Morningstar | Apple Exhibits Strong Execution in Non-iPhone Segments; Shares Undervalued Relative to $200 FVE
Apple reported fiscal first-quarter results in line with the firm’s revised guidance from Jan. 2. Positively, non-iPhone segments (services, Mac, iPad, and wearables/accessories) grew 19% year over year led by stellar services and wearables growth. After factoring in near-term iPhone headwinds in China and emerging markets, management’s outlook for the second quarter was relatively consistent with our expectations. Shares rose nearly 6% during after-hours trading, as we believe the market was expecting far worse. We are maintaining our $200 fair value estimate for narrow-moat Apple, as we anticipate the firm resumes mid-single-digit sales growth from fiscal 2020 onwards following a modestly lower fiscal 2019.
First-quarter revenue fell 4.5% year over year to $84.3 billion, as iPhone sales fell 15% and non-iPhone sales grew 19%. CEO Tim Cook attributed the iPhone challenges to negative foreign exchange fluctuations (as a stronger dollar made iPhones more expensive in many emerging regions), reduced carrier subsidies, Apple’s battery replacement program that prolonged upgrades, and the aforementioned weakness in China. While the first three factors appear more transitory in nature, we have significantly cut our iPhone unit forecasts for China going forward as we anticipate a more competitive environment despite the current tepid macroeconomic backdrop in the region and U.S.-China trade tensions.

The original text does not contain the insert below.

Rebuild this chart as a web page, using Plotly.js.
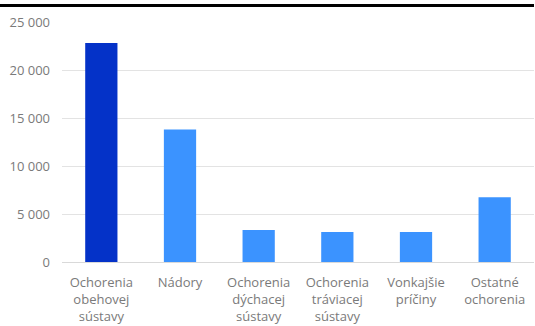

We note the firm’s active installed base for iPhones surpassed 900 million devices (up nearly 75 million in the past 12 months) and supports our thesis of a rich and loyal customer base from which Apple can extract services and wearables revenue. Second-quarter sales are expected to be in the range of $55 billion and $59 billion, with the midpoint implying a 7% year-over-year decline. CFO Luca Maestri cited $1.3 billion in foreign exchange headwinds along with a weaker macroeconomic climate, particularly in emerging markets.
Services revenue for the quarter was $10.9 billion, up 19% year over year. The firm achieved all-time quarterly sales records across a bevy of subsegments in services, including App Store, Apple Pay, cloud services, and App Store ad business. Paid subscriptions from Apple and third parties surpassed 360 million, up 120 million from a year ago, with Maestri expecting this number to reach half a billion during 2020. Notably, of the more than 30,000 third-party subscription apps, the largest only accounts for 0.3% of total services revenue, thus illustrating the diversification Apple enjoys.
Mac revenue grew 9% year over year to $7.4 billion thanks to the firm’s new MacBook Air, and the new iPad Pro fueled iPad revenue growth of 17% to $6.7 billion for the quarter. Wearables, home and accessories rose 33%, with AirPods and Apple Watch growing nearly 50%. Gross margins were effectively flat during the quarter (sequentially) at 38%. For the first time, Apple provided gross margins for products and services in aggregate, coming in at 34.3% and 62.8%, respectively. Product margins rose 60 basis points sequentially due to positive leverage from higher product volumes partially offset by higher cost structures related to new product launches and foreign exchange headwinds. Services margins rose 170 basis points sequentially thanks to a more favorable mix and leverage modestly offset by negative foreign exchange effects. For the second quarter gross margins, Maestri expects a midpoint of 37.5% with a 60 basis point foreign exchange hit partially offset by commodity cost savings (likely due to lower memory prices).